In our culture, the concept of a plea bargain can offer a helpful explanation of the gospel.
Communicating the gospel in a culture that at best is “post-Christian” can be challenging. Add to this the nuanced complexity surrounding the non-gentrified portions of cities, which in my estimation is mostly “pre-Christian,” the task of evangelism may seem daunting. Trying to leverage modern slang can be helpful, but slang becomes dated quickly in our society. One idea that I’ve put into practice is communicating the gospel inside a conceptual framework the evangelistic prospect can grasp.
On one occasion I was able to use the parallel of a plea bargain. I started off the conversation defining the theological term justification as, God’s eternal “not guilty” verdict to sinners who took the plea bargain he’s offered them. The evangelistic prospect I was speaking with understood that a plea bargain in our American legal system is a deal someone takes when they admit guilt of a crime in order to avoid trial and have stronger charges exchanged for a lesser sentence for the crime they may or may have not committed.
Spiritually speaking, we are all born dead sinners (Eph. 2:1-3; Ps. 51:5, 58:3) who are guilty before a completely righteous God. This truth leads us to ask the question, “Is there anyone who can endure the eternal sentence the righteous judge must hand out to all guilty sinners?” The answer to this question is yes, Jesus Christ can.
In John 1:1 we read three truths about Jesus: He is eternally God, essentially God, and equal with God. In addition, Hebrews 7:26 informs us that Jesus is sinless and perfect. When we add these two truths together we see all other human beings are disqualified because we are neither sinless or God. Jesus then stands alone as the only qualified candidate to endure the entire eternal punishment of God’s wrath on behalf of sinners.

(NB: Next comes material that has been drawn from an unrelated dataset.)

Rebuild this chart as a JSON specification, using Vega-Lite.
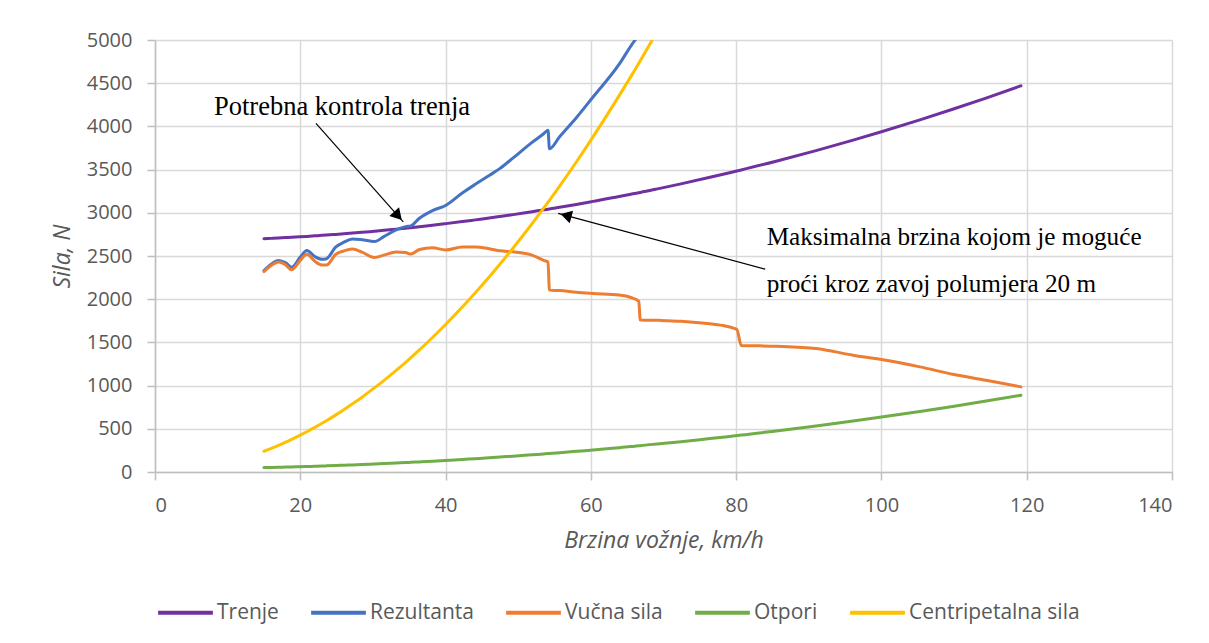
{
  "$schema": "https://vega.github.io/schema/vega-lite/v6.json",
  "width": 1017,
  "height": 432,
  "autosize": {"type": "none"},
  "padding": {"left": 155, "top": 40, "right": 37, "bottom": 171},
  "background": "white",
  "config": {
    "view": {"stroke": null},
    "axis": {
      "domainColor": "#bfbfbf",
      "domainWidth": 1.5,
      "tickColor": "#bfbfbf",
      "tickWidth": 1.5,
      "tickSize": 8,
      "gridColor": "#d9d9d9",
      "gridWidth": 1.5,
      "labelColor": "#595959",
      "labelFont": "Open Sans",
      "labelFontSize": 20,
      "labelPadding": 15,
      "titleFont": "Open Sans",
      "titleFontSize": 23,
      "titleFontStyle": "italic",
      "titleFontWeight": "normal",
      "titleColor": "#595959"
    }
  },
  "layer": [
    {
      "data": {
        "values": [
          {"x": 15, "Trenje": 2700, "Rezultanta": 2332, "Vučna sila": 2320, "Otpori": 51, "Centripetalna sila": 240},
          {"x": 16, "Trenje": 2704, "Rezultanta": 2406, "Vučna sila": 2390, "Otpori": 53, "Centripetalna sila": 273},
          {"x": 17, "Trenje": 2708, "Rezultanta": 2449, "Vučna sila": 2430, "Otpori": 55, "Centripetalna sila": 308},
          {"x": 18, "Trenje": 2713, "Rezultanta": 2420, "Vučna sila": 2395, "Otpori": 57, "Centripetalna sila": 346},
          {"x": 18.8, "Trenje": 2716, "Rezultanta": 2370, "Vučna sila": 2340, "Otpori": 59, "Centripetalna sila": 377},
          {"x": 20, "Trenje": 2722, "Rezultanta": 2487, "Vučna sila": 2450, "Otpori": 61, "Centripetalna sila": 427},
          {"x": 20.9, "Trenje": 2727, "Rezultanta": 2563, "Vučna sila": 2520, "Otpori": 64, "Centripetalna sila": 466},
          {"x": 22, "Trenje": 2733, "Rezultanta": 2494, "Vučna sila": 2440, "Otpori": 66, "Centripetalna sila": 516},
          {"x": 23, "Trenje": 2739, "Rezultanta": 2461, "Vučna sila": 2395, "Otpori": 69, "Centripetalna sila": 564},
          {"x": 23.6, "Trenje": 2742, "Rezultanta": 2468, "Vučna sila": 2395, "Otpori": 71, "Centripetalna sila": 594},
          {"x": 24.9, "Trenje": 2750, "Rezultanta": 2605, "Vučna sila": 2520, "Otpori": 75, "Centripetalna sila": 661},
          {"x": 26, "Trenje": 2757, "Rezultanta": 2660, "Vučna sila": 2560, "Otpori": 78, "Centripetalna sila": 721},
          {"x": 27.2, "Trenje": 2765, "Rezultanta": 2698, "Vučna sila": 2580, "Otpori": 82, "Centripetalna sila": 789},
          {"x": 28.5, "Trenje": 2774, "Rezultanta": 2689, "Vučna sila": 2545, "Otpori": 86, "Centripetalna sila": 866},
          {"x": 30.2, "Trenje": 2787, "Rezultanta": 2667, "Vučna sila": 2483, "Otpori": 92, "Centripetalna sila": 973},
          {"x": 31.5, "Trenje": 2797, "Rezultanta": 2724, "Vučna sila": 2510, "Otpori": 97, "Centripetalna sila": 1058},
          {"x": 33.2, "Trenje": 2811, "Rezultanta": 2803, "Vučna sila": 2545, "Otpori": 104, "Centripetalna sila": 1176},
          {"x": 34.5, "Trenje": 2822, "Rezultanta": 2840, "Vučna sila": 2540, "Otpori": 109, "Centripetalna sila": 1270},
          {"x": 35.2, "Trenje": 2828, "Rezultanta": 2847, "Vučna sila": 2522, "Otpori": 112, "Centripetalna sila": 1322},
          {"x": 36.4, "Trenje": 2839, "Rezultanta": 2937, "Vučna sila": 2575, "Otpori": 117, "Centripetalna sila": 1413},
          {"x": 38.2, "Trenje": 2856, "Rezultanta": 3026, "Vučna sila": 2595, "Otpori": 125, "Centripetalna sila": 1557},
          {"x": 40, "Trenje": 2874, "Rezultanta": 3085, "Vučna sila": 2570, "Otpori": 133, "Centripetalna sila": 1707},
          {"x": 42.3, "Trenje": 2898, "Rezultanta": 3229, "Vučna sila": 2605, "Otpori": 145, "Centripetalna sila": 1909},
          {"x": 44.1, "Trenje": 2918, "Rezultanta": 3330, "Vučna sila": 2605, "Otpori": 154, "Centripetalna sila": 2075},
          {"x": 46, "Trenje": 2939, "Rezultanta": 3432, "Vučna sila": 2585, "Otpori": 164, "Centripetalna sila": 2257},
          {"x": 47.5, "Trenje": 2957, "Rezultanta": 3514, "Vučna sila": 2560, "Otpori": 173, "Centripetalna sila": 2407},
          {"x": 49.3, "Trenje": 2979, "Rezultanta": 3635, "Vučna sila": 2548, "Otpori": 183, "Centripetalna sila": 2593},
          {"x": 51.9, "Trenje": 3013, "Rezultanta": 3815, "Vučna sila": 2510, "Otpori": 199, "Centripetalna sila": 2873},
          {"x": 53.5, "Trenje": 3034, "Rezultanta": 3915, "Vučna sila": 2450, "Otpori": 209, "Centripetalna sila": 3053},
          {"x": 54.1, "Trenje": 3042, "Rezultanta": 3956, "Vučna sila": 2430, "Otpori": 213, "Centripetalna sila": 3122},
          {"x": 54.3, "Trenje": 3045, "Rezultanta": 3740, "Vučna sila": 2105, "Otpori": 214, "Centripetalna sila": 3145},
          {"x": 55.7, "Trenje": 3064, "Rezultanta": 3880, "Vučna sila": 2100, "Otpori": 223, "Centripetalna sila": 3309},
          {"x": 58, "Trenje": 3097, "Rezultanta": 4100, "Vučna sila": 2080, "Otpori": 239, "Centripetalna sila": 3588},
          {"x": 60.3, "Trenje": 3132, "Rezultanta": 4340, "Vučna sila": 2066, "Otpori": 255, "Centripetalna sila": 3879},
          {"x": 63.9, "Trenje": 3188, "Rezultanta": 4720, "Vučna sila": 2048, "Otpori": 282, "Centripetalna sila": 4356},
          {"x": 65.5, "Trenje": 3215, "Rezultanta": 4930, "Vučna sila": 2020, "Otpori": 294, "Centripetalna sila": 4576},
          {"x": 66.6, "Trenje": 3233, "Rezultanta": 5060, "Vučna sila": 1975, "Otpori": 303, "Centripetalna sila": 4731},
          {"x": 66.8, "Trenje": 3236, "Vučna sila": 1760, "Otpori": 305, "Centripetalna sila": 4760},
          {"x": 69.5, "Trenje": 3283, "Vučna sila": 1755, "Otpori": 327, "Centripetalna sila": 5152},
          {"x": 72.4, "Trenje": 3335, "Vučna sila": 1745, "Otpori": 351},
          {"x": 76.4, "Trenje": 3411, "Vučna sila": 1715, "Otpori": 387},
          {"x": 78.5, "Trenje": 3452, "Vučna sila": 1690, "Otpori": 406},
          {"x": 79.8, "Trenje": 3478, "Vučna sila": 1660, "Otpori": 419},
          {"x": 80.1, "Trenje": 3484, "Vučna sila": 1650, "Otpori": 422},
          {"x": 80.7, "Trenje": 3496, "Vučna sila": 1465, "Otpori": 427},
          {"x": 85.5, "Trenje": 3597, "Vučna sila": 1456, "Otpori": 475},
          {"x": 91, "Trenje": 3720, "Vučna sila": 1429, "Otpori": 533},
          {"x": 96.1, "Trenje": 3841, "Vučna sila": 1352, "Otpori": 590},
          {"x": 100, "Trenje": 3938, "Vučna sila": 1302, "Otpori": 636},
          {"x": 105.3, "Trenje": 4075, "Vučna sila": 1217, "Otpori": 701},
          {"x": 109.8, "Trenje": 4198, "Vučna sila": 1132, "Otpori": 759},
          {"x": 114.4, "Trenje": 4328, "Vučna sila": 1062, "Otpori": 821},
          {"x": 119.2, "Trenje": 4470, "Vučna sila": 985, "Otpori": 888}
        ]
      },
      "transform": [
        {"fold": ["Trenje", "Rezultanta", "Vučna sila", "Otpori", "Centripetalna sila"], "as": ["serija", "sila"]},
        {"filter": "isValid(datum.sila)"}
      ],
      "mark": {"type": "line", "strokeWidth": 3, "interpolate": "monotone", "clip": true, "strokeCap": "round"},
      "encoding": {
        "x": {
          "field": "x", "type": "quantitative",
          "scale": {"domain": [0, 140], "nice": false},
          "axis": {"values": [0, 20, 40, 60, 80, 100, 120, 140], "format": "d", "title": "Brzina vožnje, km/h", "titlePadding": 14}
        },
        "y": {
          "field": "sila", "type": "quantitative",
          "scale": {"domain": [0, 5000], "nice": false},
          "axis": {"values": [0, 500, 1000, 1500, 2000, 2500, 3000, 3500, 4000, 4500, 5000], "format": "d", "title": "Sila, N", "titlePadding": 12}
        },
        "color": {
          "field": "serija", "type": "nominal",
          "scale": {
            "domain": ["Trenje", "Rezultanta", "Vučna sila", "Otpori", "Centripetalna sila"],
            "range": ["#7030a0", "#4472c4", "#ed7d31", "#70ad47", "#ffc000"]
          },
          "legend": {
            "title": null,
            "orient": "none",
            "legendX": 1,
            "legendY": 543,
            "direction": "horizontal",
            "symbolType": "stroke",
            "symbolSize": 3000,
            "symbolStrokeWidth": 4,
            "labelFont": "Open Sans",
            "labelFontSize": 21,
            "labelColor": "#595959",
            "labelOffset": 2,
            "labelLimit": 400,
            "columnPadding": 24
          }
        }
      }
    },
    {
      "data": {"values": [
        {"x": 22.16, "y": 4036, "x2": 34.18, "y2": 2896},
        {"x": 84.0, "y": 2348, "x2": 55.5, "y2": 2993}
      ]},
      "mark": {"type": "rule", "color": "black", "strokeWidth": 1.2},
      "encoding": {
        "x": {"field": "x", "type": "quantitative"},
        "y": {"field": "y", "type": "quantitative"},
        "x2": {"field": "x2"},
        "y2": {"field": "y2"}
      }
    },
    {
      "data": {"values": [{"x": 33.45, "y": 2965}]},
      "mark": {"type": "point", "shape": "triangle-up", "filled": true, "color": "black", "opacity": 1, "size": 170, "angle": 138},
      "encoding": {
        "x": {"field": "x", "type": "quantitative"},
        "y": {"field": "y", "type": "quantitative"}
      }
    },
    {
      "data": {"values": [{"x": 56.57, "y": 2969}]},
      "mark": {"type": "point", "shape": "triangle-up", "filled": true, "color": "black", "opacity": 1, "size": 170, "angle": -75},
      "encoding": {
        "x": {"field": "x", "type": "quantitative"},
        "y": {"field": "y", "type": "quantitative"}
      }
    },
    {
      "data": {"values": [
        {"x": 8.12, "y": 4132, "tekst": "Potrebna kontrola trenja"}
      ]},
      "mark": {"type": "text", "align": "left", "baseline": "alphabetic", "font": "Liberation Serif", "fontSize": 26.5, "color": "black"},
      "encoding": {
        "x": {"field": "x", "type": "quantitative"},
        "y": {"field": "y", "type": "quantitative"},
        "text": {"field": "tekst"}
      }
    },
    {
      "data": {"values": [
        {"x": 84.2, "y": 2626, "tekst": "Maksimalna brzina kojom je moguće"},
        {"x": 84.2, "y": 2087, "tekst": "proći kroz zavoj polumjera 20 m"}
      ]},
      "mark": {"type": "text", "align": "left", "baseline": "alphabetic", "font": "Liberation Serif", "fontSize": 25.2, "color": "black"},
      "encoding": {
        "x": {"field": "x", "type": "quantitative"},
        "y": {"field": "y", "type": "quantitative"},
        "text": {"field": "tekst"}
      }
    }
  ]
}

The plea bargain God (the righteous judge) offers sinners consists of three truths:
1. Admit you are guilty of being a sinner who has sinned.
2. Embrace the finished work of Jesus Christ who took upon Himself the full eternal sentence of sin (1 Peter 2:21–25).
3. Receive the fact the rap sheet which lists your sins has been removed from your account and has been replaced by the perfect life that Jesus lived. The evidence of this being your new reality is the resurrection of Jesus Christ (Romans 4:22–25).
With the doctrine of justification, we know that not only are the sins of the sinner removed from their “rap sheet,” but also the innocent and guilt-free life of Jesus is now covering the sinner who has taken God’s plea bargain! Since they are seen as innocent and since Jesus has received the full sentence for the penalty of their sin, God will never bring them up on charges of their past or future because they have already been paid for in full by Jesus. In short, God doesn’t practice double-jeopardy.
When we share this plea bargain with non-believers we must remember God is the one who saves sinners. John 3:3–8 reminds us that God the Holy Spirit is the one who causes dead sinners to become born from above or “born again.” All we are called to do is share the good news of the gospel and pray the Lord causes the non-believer to embrace Jesus Christ by grace through faith.